# DATA SECTION
# # # #
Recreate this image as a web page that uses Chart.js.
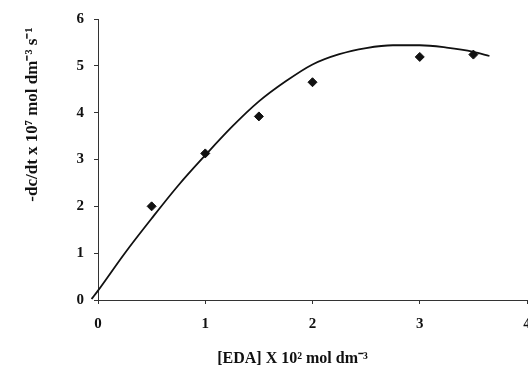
<!DOCTYPE html>
<html lang="en">
<head>
    <meta charset="UTF-8">
    <title>Rate vs [EDA]</title>
    <script src="https://cdn.jsdelivr.net/npm/chart.js@4.4.0/dist/chart.umd.min.js"></script>
    <style>
        body { margin: 0; background: #fff; }
        #wrap { width: 528px; height: 370px; }
    </style>
</head>
<body>
    <div id="wrap"><canvas id="rateChart" width="528" height="370"></canvas></div>

    <script>
        // measured points
        var pointX = [0.5, 1.0, 1.5, 2.0, 3.0, 3.5];
        var pointY = [2.0, 3.13, 3.92, 4.65, 5.19, 5.24];

        // fitted curve
        var curveX = [-0.06, 0, 0.25, 0.5, 0.75, 1.0, 1.25, 1.5, 1.75, 2.0, 2.25, 2.5, 2.75, 3.0, 3.25, 3.5, 3.65];
        var curveY = [0.02, 0.2, 1.0, 1.74, 2.45, 3.09, 3.7, 4.24, 4.67, 5.03, 5.25, 5.38, 5.44, 5.44, 5.39, 5.3, 5.21];

        var xTicks = [0, 1, 2, 3, 4];
        var yTicks = [0, 1, 2, 3, 4, 5, 6];

        // trailing no-break spaces nudge the titles off-centre like in the scan
        var xTitle = '[EDA] X 10\u00b2 mol dm\u207b\u00b3' + '\u00a0'.repeat(10);
        var yTitle = '-dc/dt x 10\u2077 mol dm\u207b\u00b3 s\u207b\u00b9' + '\u00a0'.repeat(2);

        function toXY(xs, ys) {
            return xs.map(function (x, i) { return { x: x, y: ys[i] }; });
        }

        var serif = 'Liberation Serif';

        var ctx = document.getElementById('rateChart').getContext('2d');
        var myChart = new Chart(ctx, {
            type: 'scatter',
            data: {
                datasets: [{
                    label: 'fit',
                    data: toXY(curveX, curveY),
                    showLine: true,
                    borderColor: '#111',
                    borderWidth: 1.8,
                    pointRadius: 0,
                    cubicInterpolationMode: 'monotone',
                    clip: false
                }, {
                    label: 'data',
                    data: toXY(pointX, pointY),
                    pointStyle: 'rectRot',
                    pointRadius: 4.5,
                    backgroundColor: '#111',
                    borderColor: '#111'
                }]
            },
            options: {
                responsive: false,
                animation: false,
                layout: { autoPadding: false, padding: { top: 15, right: 1, left: 0, bottom: 0 } },
                plugins: {
                    legend: { display: false },
                    tooltip: { enabled: false }
                },
                scales: {
                    x: {
                        type: 'linear',
                        min: 0,
                        max: 4,
                        afterBuildTicks: function (s) { s.ticks = xTicks.map(function (v) { return { value: v }; }); },
                        afterFit: function (s) { s.height = 70; s.paddingRight = 0; },
                        grid: { drawOnChartArea: false, drawTicks: true, tickLength: 4, color: '#333' },
                        border: { display: true, color: '#333', dash: [1, 1] },
                        ticks: {
                            color: '#111',
                            padding: 11,
                            maxRotation: 0,
                            font: { family: serif, size: 15, weight: 'bold' }
                        },
                        title: {
                            display: true,
                            text: xTitle,
                            color: '#111',
                            padding: { top: 0, bottom: 2 },
                            font: { family: serif, size: 16, weight: 'bold' }
                        }
                    },
                    y: {
                        min: 0,
                        max: 6,
                        afterBuildTicks: function (s) { s.ticks = yTicks.map(function (v) { return { value: v }; }); },
                        afterFit: function (s) { s.width = 98; },
                        grid: { drawOnChartArea: false, drawTicks: true, tickLength: 4, color: '#333' },
                        border: { display: true, color: '#333', dash: [1, 1] },
                        ticks: {
                            color: '#111',
                            padding: 10,
                            font: { family: serif, size: 15, weight: 'bold' }
                        },
                        title: {
                            display: true,
                            text: yTitle,
                            align: 'end',
                            color: '#111',
                            padding: { top: 22, bottom: 0 },
                            font: { family: serif, size: 17, weight: 'bold' }
                        }
                    }
                }
            }
        });
    </script>
</body>
</html>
# # # #
# GIVEN EXERCISE
Repeat the lines above, starting at the first and stopping after the line that holds "var serif = 'Liberation Serif';", with the pictures left out.

# TASK RESULT
Recreate this image as a web page that uses Chart.js.
<!DOCTYPE html>
<html lang="en">
<head>
    <meta charset="UTF-8">
    <title>Rate vs [EDA]</title>
    <script src="https://cdn.jsdelivr.net/npm/chart.js@4.4.0/dist/chart.umd.min.js"></script>
    <style>
        body { margin: 0; background: #fff; }
        #wrap { width: 528px; height: 370px; }
    </style>
</head>
<body>
    <div id="wrap"><canvas id="rateChart" width="528" height="370"></canvas></div>

    <script>
        // measured points
        var pointX = [0.5, 1.0, 1.5, 2.0, 3.0, 3.5];
        var pointY = [2.0, 3.13, 3.92, 4.65, 5.19, 5.24];

        // fitted curve
        var curveX = [-0.06, 0, 0.25, 0.5, 0.75, 1.0, 1.25, 1.5, 1.75, 2.0, 2.25, 2.5, 2.75, 3.0, 3.25, 3.5, 3.65];
        var curveY = [0.02, 0.2, 1.0, 1.74, 2.45, 3.09, 3.7, 4.24, 4.67, 5.03, 5.25, 5.38, 5.44, 5.44, 5.39, 5.3, 5.21];

        var xTicks = [0, 1, 2, 3, 4];
        var yTicks = [0, 1, 2, 3, 4, 5, 6];

        // trailing no-break spaces nudge the titles off-centre like in the scan
        var xTitle = '[EDA] X 10\u00b2 mol dm\u207b\u00b3' + '\u00a0'.repeat(10);
        var yTitle = '-dc/dt x 10\u2077 mol dm\u207b\u00b3 s\u207b\u00b9' + '\u00a0'.repeat(2);

        function toXY(xs, ys) {
            return xs.map(function (x, i) { return { x: x, y: ys[i] }; });
        }

        var serif = 'Liberation Serif';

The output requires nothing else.